Today the FOMC will hike rates by another 25 bps - an event which the Fed Funds market prices in with near virtual certainty, while Goldman calls the rate increase "extremely likely" - and only a "tail" event like an extremely weak CPI report hours ahead of the Fed announcement, has any chance of preventing this outcome. So with the next rate hike virtually inevitable, questions are focused on not only the Fed's exit strategy for balance sheet normalization and what the "dots" or funds rate path will look like, but how the Fed squares rising rates with the recent string of inflation misses.
As Goldman's Jan Hatzius writes, data since the March meeting has sharpened the dilemma that both sides of the mandate are sending increasingly different signals about the urgency of further tightening. "The unemployment rate has fallen 0.4pp since the March meeting and our current activity indicator and real GDP estimates signal that above-trend output growth will produce further labor market improvement. But the year-over-year core PCE inflation is now 0.2pp lower than at the March meeting."
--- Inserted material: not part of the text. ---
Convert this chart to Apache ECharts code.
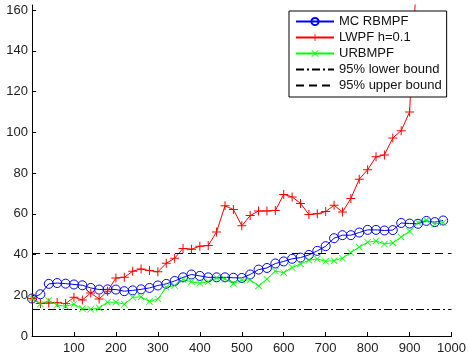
<!DOCTYPE html>
<html>
<head>
<meta charset="utf-8">
<script src="https://cdn.jsdelivr.net/npm/echarts@6/dist/echarts.min.js"></script>
<style>
  html, body { margin: 0; padding: 0; background: #fff; }
  #chart { width: 469px; height: 360px; }
</style>
</head>
<body>
<div id="chart"></div>
<script>
// x positions (every 20 steps)
var xs = [];
for (var i = 0; i < 50; i++) xs.push(i * 20);

var mcRbmpf = [18.4, 20.5, 25.6, 26.0, 25.7, 25.3, 24.9, 23.6, 22.8, 22.9,
               22.8, 22.0, 22.4, 22.9, 23.6, 24.8, 25.6, 27.0, 28.8, 30.2,
               29.5, 28.8, 28.8, 28.8, 28.6, 28.5, 30.2, 32.6, 33.4, 35.6,
               36.6, 37.9, 38.5, 39.8, 41.8, 44.1, 48.0, 49.5, 49.5, 50.8,
               52.1, 52.1, 51.8, 52.0, 55.5, 55.2, 55.1, 56.5, 55.9, 56.7];

var lwpf = [18.4, 15.9, 16.2, 16.4, 15.9, 19.0, 17.7, 21.1, 18.2, 22.0,
            28.5, 28.8, 31.8, 32.9, 32.1, 31.5, 35.7, 38.2, 43.0, 42.6,
            44.1, 44.4, 51.1, 63.9, 62.1, 54.1, 59.1, 61.4, 61.4, 61.6,
            69.5, 68.3, 65.1, 59.7, 60.0, 61.1, 64.2, 60.9, 67.5, 77.0,
            81.6, 88.0, 88.9, 97.2, 100.8, 110.0, 190.0];

var urbmpf = [18.4, 15.7, 17.4, 15.2, 14.6, 15.6, 13.4, 13.1, 13.8, 16.6,
              16.6, 15.6, 19.0, 19.2, 16.9, 18.2, 23.9, 24.8, 27.7, 26.6,
              25.9, 26.6, 28.5, 28.0, 25.7, 27.4, 27.5, 24.6, 27.9, 31.9,
              31.1, 33.6, 35.4, 37.2, 37.8, 36.7, 37.0, 38.2, 41.0, 43.7,
              46.0, 46.7, 45.2, 45.7, 48.6, 51.4, 55.7, 56.9, 55.0, 55.7];

var lowerBound = 13.0;
var upperBound = 40.5;

var xTickLabels = [100, 200, 300, 400, 500, 600, 700, 800, 900, 1000];
var yTickLabels = [0, 20, 40, 60, 80, 100, 120, 140, 160];

function pairs(vals) {
  return vals.map(function (v, i) { return [xs[i], v]; });
}

var plusSym = 'path://M4,0h1v9h-1z M0,4h9v1h-9z';
var crossSym = 'path://M0.7,0L9,8.3L8.3,9L0,0.7z M8.3,0L9,0.7L0.7,9L0,8.3z';
var font = 'Liberation Sans';

var chart = echarts.init(document.getElementById('chart'));
var option = {
  animation: false,
  textStyle: { fontFamily: font },
  grid: { left: 32, right: 17, top: 5, bottom: 24 },
  legend: {
    left: 289, top: 11,
    orient: 'vertical',
    backgroundColor: '#fff',
    borderColor: '#000',
    borderWidth: 1,
    borderRadius: 0,
    padding: [4, 5, 5, 6],
    itemWidth: 38, itemHeight: 9, itemGap: 3,
    textStyle: { fontFamily: font, fontSize: 13, color: '#111' },
    data: ['MC RBMPF', 'LWPF h=0.1', 'URBMPF', '95% lower bound', '95% upper bound']
  },
  xAxis: {
    type: 'value', min: 0, max: 1000, interval: 100,
    axisLine: { lineStyle: { color: '#000', width: 1 } },
    axisTick: { inside: true, length: 4, lineStyle: { color: '#000' }, customValues: xTickLabels },
    axisLabel: {
      fontSize: 13, color: '#222', fontFamily: font, margin: 6, customValues: xTickLabels,
      formatter: function (v) { return String(v); }
    },
    splitLine: { show: false }
  },
  yAxis: {
    type: 'value', min: 0, max: 162.5, interval: 20,
    axisLine: { show: true, lineStyle: { color: '#000', width: 1 } },
    axisTick: { show: true, inside: true, length: 4, lineStyle: { color: '#000' }, customValues: yTickLabels },
    axisLabel: { fontSize: 13, color: '#222', fontFamily: font, margin: 4, customValues: yTickLabels },
    splitLine: { show: false }
  },
  series: [
    {
      name: 'MC RBMPF', type: 'line', data: pairs(mcRbmpf),
      symbol: 'circle', symbolSize: 9, showAllSymbol: true,
      lineStyle: { color: '#0000ff', width: 1 },
      itemStyle: { color: 'rgba(0,0,0,0)', borderColor: '#0000ff', borderWidth: 1 }
    },
    {
      name: 'LWPF h=0.1', type: 'line', data: pairs(lwpf),
      symbol: plusSym, symbolSize: 9, showAllSymbol: true,
      lineStyle: { color: '#ff0000', width: 1 },
      itemStyle: { color: '#ff0000', borderWidth: 0 }
    },
    {
      name: 'URBMPF', type: 'line', data: pairs(urbmpf),
      symbol: crossSym, symbolSize: 7, showAllSymbol: true,
      lineStyle: { color: '#00ff00', width: 1 },
      itemStyle: { color: '#00ff00', borderWidth: 0 }
    },
    {
      name: '95% lower bound', type: 'line', data: [[0, lowerBound], [1000, lowerBound]],
      symbol: 'none',
      lineStyle: { color: '#000', width: 1, type: [8, 3, 2, 3] },
      itemStyle: { color: 'rgba(0,0,0,0)', borderWidth: 0 }
    },
    {
      name: '95% upper bound', type: 'line', data: [[0, upperBound], [1000, upperBound]],
      symbol: 'none',
      lineStyle: { color: '#000', width: 1, type: [8, 5] },
      itemStyle: { color: 'rgba(0,0,0,0)', borderWidth: 0 }
    }
  ]
};
chart.setOption(option);
</script>
</body>
</html>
While conceding that a hike is guaranteed, Goldman notes that two issues should make this meeting particularly interesting.
First, will Fed officials alter their policy views in response to the increasingly different signals that both sides of the mandate are sending about the urgency of further tightening?
Second, will the press conference provide some clarity on what the next tightening step following the June hike will be?